Director of the lower division writing program
Teaching and research interests include: rhetoric
of
inquiry, argument, theories
of language, composition, new media, and
online education. He has worked on large electronic text projects within
the academy and in industry, and is interested in how the resources and
knowledges produced by different communities get organized in online
environments. He has published articles on the rhetoric of electronic
commerce, and on the pragmatics of online discourse. He is co-editor
(with Miranda Mowbray) of Online
Communities: Commerce, Community Action, and the Virtual University (Prentice
Hall, 2001).
I am currently working on a book that examines the rhetoric
of Chomskyan and cognitive theories of language.

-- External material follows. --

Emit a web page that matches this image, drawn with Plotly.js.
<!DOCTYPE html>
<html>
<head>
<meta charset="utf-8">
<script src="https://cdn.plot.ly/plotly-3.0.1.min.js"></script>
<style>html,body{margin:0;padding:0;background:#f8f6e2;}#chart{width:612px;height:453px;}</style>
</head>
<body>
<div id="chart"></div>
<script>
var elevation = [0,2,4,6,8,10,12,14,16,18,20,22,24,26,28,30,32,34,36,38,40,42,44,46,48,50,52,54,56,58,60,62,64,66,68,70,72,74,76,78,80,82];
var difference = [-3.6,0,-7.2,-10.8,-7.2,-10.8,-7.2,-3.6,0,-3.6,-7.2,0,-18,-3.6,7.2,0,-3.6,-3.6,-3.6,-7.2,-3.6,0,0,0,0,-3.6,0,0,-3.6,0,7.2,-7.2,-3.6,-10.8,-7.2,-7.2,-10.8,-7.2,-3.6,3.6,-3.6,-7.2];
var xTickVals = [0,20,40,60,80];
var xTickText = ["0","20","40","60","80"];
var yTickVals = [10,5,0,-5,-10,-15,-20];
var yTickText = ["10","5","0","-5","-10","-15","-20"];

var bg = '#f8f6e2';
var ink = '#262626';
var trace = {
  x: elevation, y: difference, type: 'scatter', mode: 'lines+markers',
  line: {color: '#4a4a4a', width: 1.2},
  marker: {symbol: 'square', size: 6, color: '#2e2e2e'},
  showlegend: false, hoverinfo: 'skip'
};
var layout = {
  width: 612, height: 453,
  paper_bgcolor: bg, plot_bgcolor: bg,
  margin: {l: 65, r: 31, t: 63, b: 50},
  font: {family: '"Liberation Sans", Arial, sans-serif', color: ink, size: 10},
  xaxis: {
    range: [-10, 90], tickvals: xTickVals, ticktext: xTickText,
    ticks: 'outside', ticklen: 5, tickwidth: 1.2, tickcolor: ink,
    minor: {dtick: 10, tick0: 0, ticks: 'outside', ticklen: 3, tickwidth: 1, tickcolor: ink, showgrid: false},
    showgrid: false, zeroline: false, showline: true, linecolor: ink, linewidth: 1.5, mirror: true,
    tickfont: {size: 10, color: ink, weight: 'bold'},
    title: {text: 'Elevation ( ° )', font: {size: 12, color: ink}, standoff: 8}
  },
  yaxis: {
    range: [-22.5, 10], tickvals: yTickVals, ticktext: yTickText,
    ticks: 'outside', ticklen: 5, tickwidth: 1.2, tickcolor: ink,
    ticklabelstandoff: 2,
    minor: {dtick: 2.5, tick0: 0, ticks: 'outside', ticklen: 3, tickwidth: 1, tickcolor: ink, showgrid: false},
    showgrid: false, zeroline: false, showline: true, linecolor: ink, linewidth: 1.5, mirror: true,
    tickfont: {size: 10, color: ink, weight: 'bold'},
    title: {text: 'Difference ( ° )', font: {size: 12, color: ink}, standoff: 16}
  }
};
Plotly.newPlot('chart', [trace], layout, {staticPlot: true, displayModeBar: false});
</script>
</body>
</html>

The
Rhetoric of Contemporary Linguistics: A Rhetorical Analysis
of Chomskyan and Cognitive Linguistics focuses
on the key rhetorical imperatives that have shaped these
two areas of inquiry, and investigates the strategies
of argument that have been central to the fashioning
of grammatical theory as a distinct and relatively unified
area of inquiry. Drawing on work in the rhetoric of inquiry,
rhetorical theory, and the study of disciplinarity, the
book examines the major tropes, rhetorical strategies
and narrative forms that both characterize and enable
knowledge production within Chomskyan and cognitive linguistics.
The book considers what a more reflexive, rhetorically
self-conscious linguistics might look like, how this
might reorient certain aspects of linguistic inquiry,
and have significant implications for rhetorical studies.